From “Dropout to Doctorate: Breaking the Chains of Educational Injustice” By Terrence Lester, PhD
I grew up in poverty on Campbellton Road in the city of Atlanta. As a teenager, I joined a street gang. I dropped out of school, and I experienced moments of homelessness – after choosing to leave home – and hopelessness. Many times, I didn’t think I would make it.
In my mind, I can still see the unfinished roads because the local government wouldn’t be quick to make repairs. The vacant lots. The Black businesses, holding on by a thread called community. The liquor stores and pawn shops, deep symbols of neglect and disinvestment, not to mention the school buildings that were never renovated when I was a child, leaving students with outdated textbooks and inadequate facilities. I can still hear the sounds of sirens and feel the fear of getting caught in the crossfire, which became part of daily life because of the hostile nature of trying to survive.

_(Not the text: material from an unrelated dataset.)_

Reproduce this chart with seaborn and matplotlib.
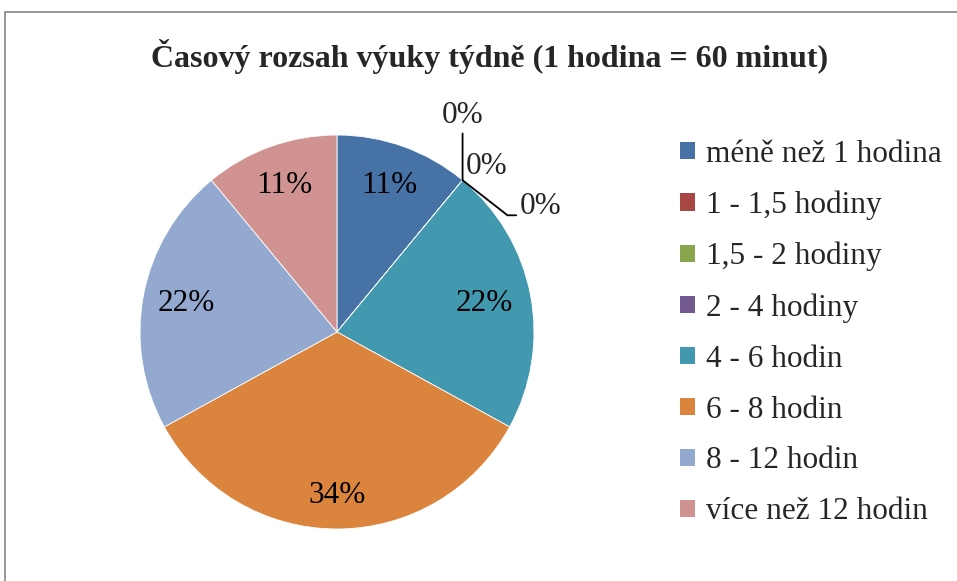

These circumstances and environments can lead to deep trauma in the life of a young person, young adult, or any adult trying to survive. Poverty, inadequate housing, a lack of guidance, and hopelessness all contribute to a deep sense of feeling stuck with the burden of nihilism. This type of environment requires immense resilience, grit, and a set of survival tactics that become second nature to any young person trying to navigate it all.
Even as a child, I had a deep understanding and intuition that education could give me the space to dream, escape, and imagine myself in places beyond my social context. But my environment had a more significant impact on my educational path than I would have wanted. Imagine journeying through such experiences while trying to produce good grades and maintain enough courage to get to school, sit in a classroom, and do schoolwork. The trauma from being raised in poverty makes it challenging to focus on learning when survival is the primary concern, let alone listen to a teacher teach about things that have nothing to do with your reality or existential experiences.
However, I want to preface my work in this book by saying that poverty does not mean less community, less brilliance, less courage or collective strength. In fact, many who navigate poverty exhibit extraordinary resilience, creativity, and solidarity in ways that often go unrecognized.
In another poem, “Government Assistance or My Soul,” Tupac challenges the stereotypes that often stigmatize those faced with poverty and unemployment. He makes it clear that not everyone who needs assistance from the government because they are poor is brought to that point because of personal failings: rather, they have been met with systemic conditions that contribute to their lack and suffering. Tupac’s powerful poetic words shed light on both the physical and emotional toll it takes daily to survive and grow under harsh conditions. The words in the poem communicate how poverty attacks one’s sense of self, altering how one sees the world and others.
I know this firsthand because I had my own struggles growing up in a single-parent home, seeing my mother work multiple jobs to take care of my sister and me. The trauma from family breakdown and poverty caused abuse, unhealthy communication, neglect, and other harmful traumas in my own life and the life of my family. My own encounters with trauma and poverty have given me a deeper understanding of the havoc they wreak on communities and lives, creating all types of emotional challenges that become nearly impossible to escape without proper support. It is a fact and reality that this happens more to Black children and children of color who are trying to find a way out of environments that have historical and systemic injustices tied to them.